Mphnewws, Jakarta — Slogan “Kamu Tidak Akan Memiliki Apa-apa” kerap dikaitkan dengan konsep The Great Reset, sebuah agenda global yang disebut-sebut demi masa depan berkelanjutan. Namun di balik narasi modernisasi dan efisiensi, muncul pertanyaan: siapa sebenarnya yang memegang kendali?
Konsep ini memadukan identitas digital, skor sosial, hingga potensi hilangnya kepemilikan pribadi. Kritik mengalir karena banyak pihak menilai wacana ini berpotensi mengikis kebebasan individu dan memusatkan kekuasaan pada segelintir elite.
“The Great Reset” awalnya dipopulerkan World Economic Forum (WEF) sebagai langkah membangun ekonomi hijau pascapandemi COVID-19. Namun para pengamat melihat, slogan-slogan futuristik seperti ini kerap dimanfaatkan untuk memperluas kontrol lewat teknologi—dari data pribadi hingga sistem keuangan.
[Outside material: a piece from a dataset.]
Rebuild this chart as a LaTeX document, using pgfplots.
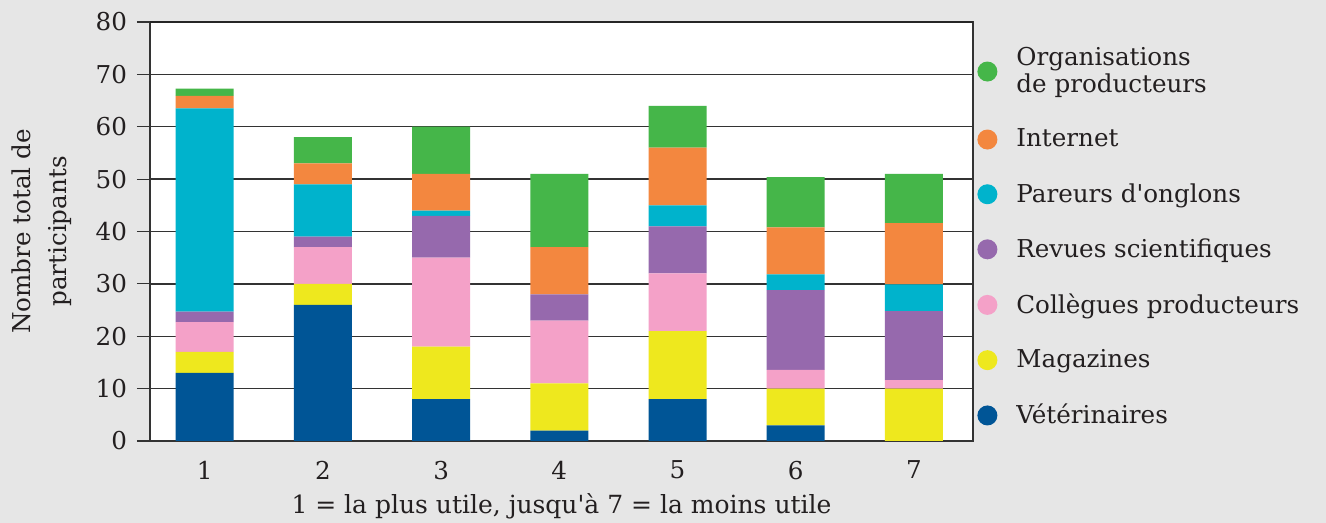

Sejumlah negara mulai menguji coba sistem identitas digital dan mata uang digital bank sentral (CBDC). Pendukung menyebut langkah ini akan meningkatkan keamanan dan efisiensi transaksi. Sebaliknya, para penentang menilai risiko pengawasan massal dan pembatasan hak kepemilikan jadi isu serius yang tak boleh diabaikan.
Pertanyaannya kini bukan sekadar teknologi apa yang akan diterapkan, melainkan siapa yang akan menentukan batasan dan bagaimana dampaknya terhadap kehidupan masyarakat di masa depan.